Even modest EU attempts to maintain relations with Iran have drawn U.S. rebuke. An 18 million-euro ($21 million) EU package to promote trade with Iranian small businesses “sends the wrong message” by supporting the Islamic Republic’s government, the State Department said.
“They continue to be the single biggest destabilizing element in the Middle East,” U.S. Defense Secretary James Mattis said at a briefing on Tuesday in Washington.
While U.S. officials have conceded Iran continues to meet its nuclear obligations under the July 2015 deal signed in the Austrian capital—which capped the capacity and production of material that could be used in weapons in return for sanctions relief—they accuse Tehran’s government of meddling in Middle Eastern conflicts from Syria to Yemen.

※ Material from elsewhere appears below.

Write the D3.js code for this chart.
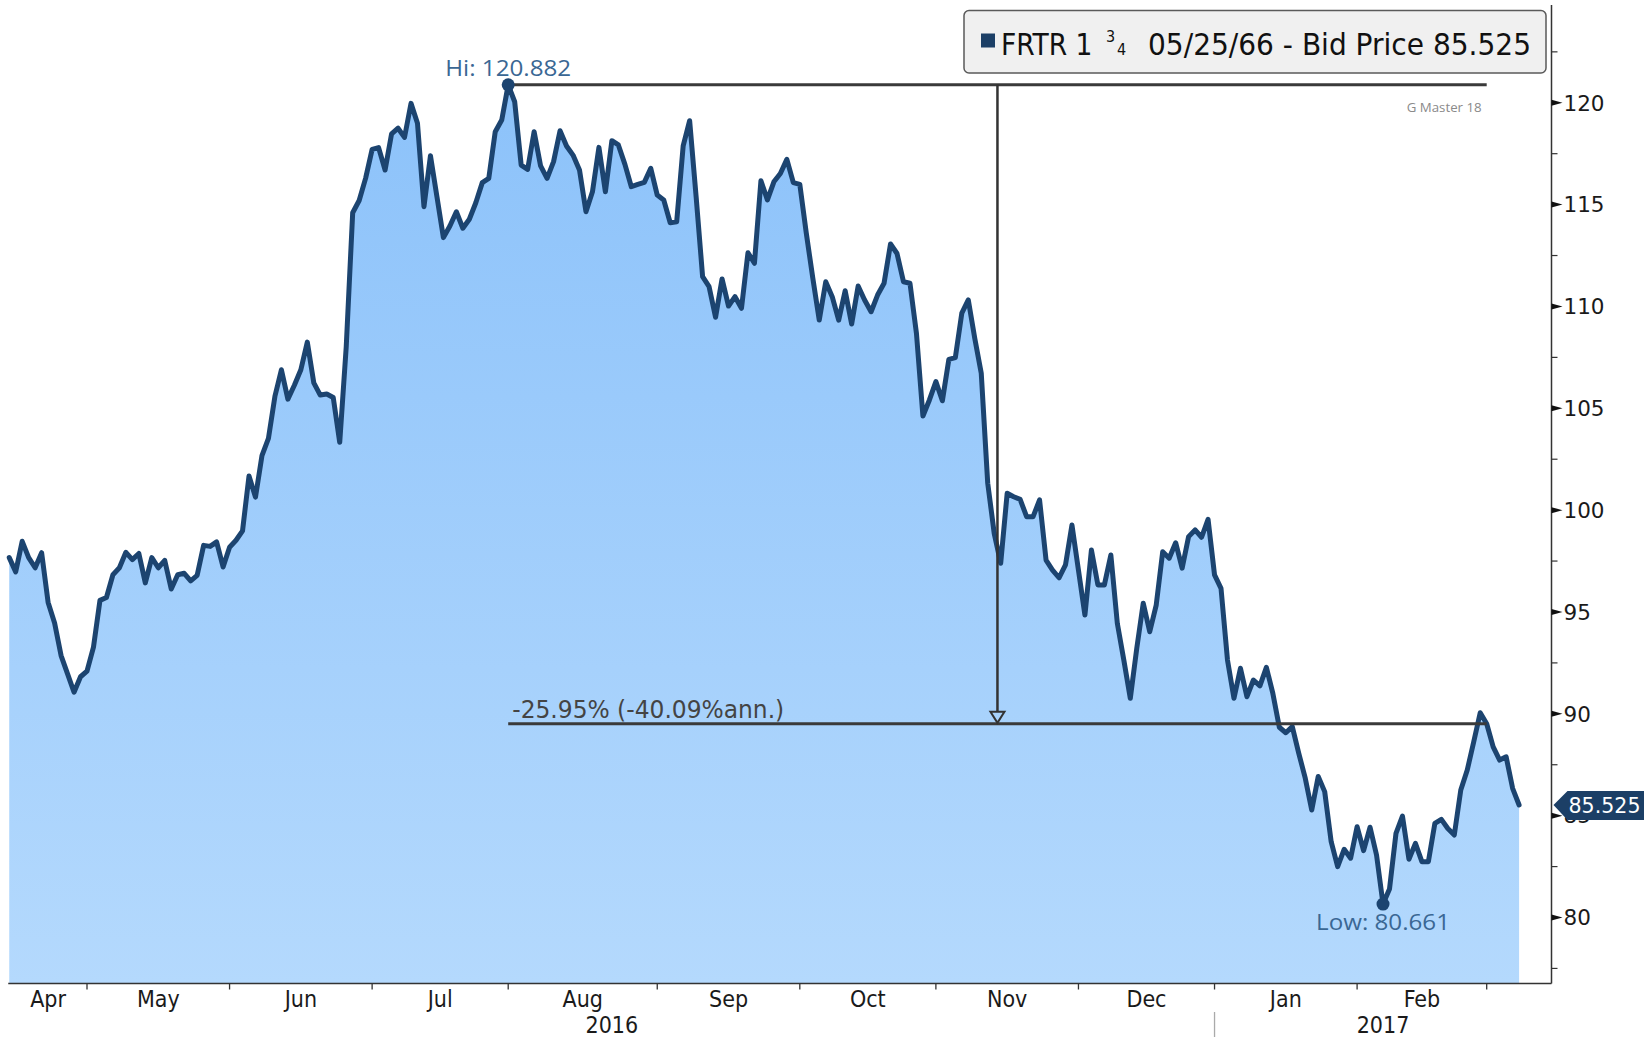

“There is no problem with continuing relations and negotiations with Europe, but hope should be abandoned regarding matters such as the nuclear deal,” Iranian Supreme Leader Ayatollah Ali Khamenei said in a meeting with President Hassan Rouhani and members of his cabinet, according to the leader’s website.
The EU meeting in Vienna comes at a complicated time for the 28-member bloc, with member states busy preparing for the U.K.’s exit from the EU, autocratic leaders in eastern Europe pushing the bounds of the rule of law and a clash heating up with Italy over migration and spending. The foreign ministers will have a busy two days in the Austrian capital, where they are also expected to discuss the situation in North Korea, trans-Atlantic relations and the EU’s possible enlargement in southeastern Europe.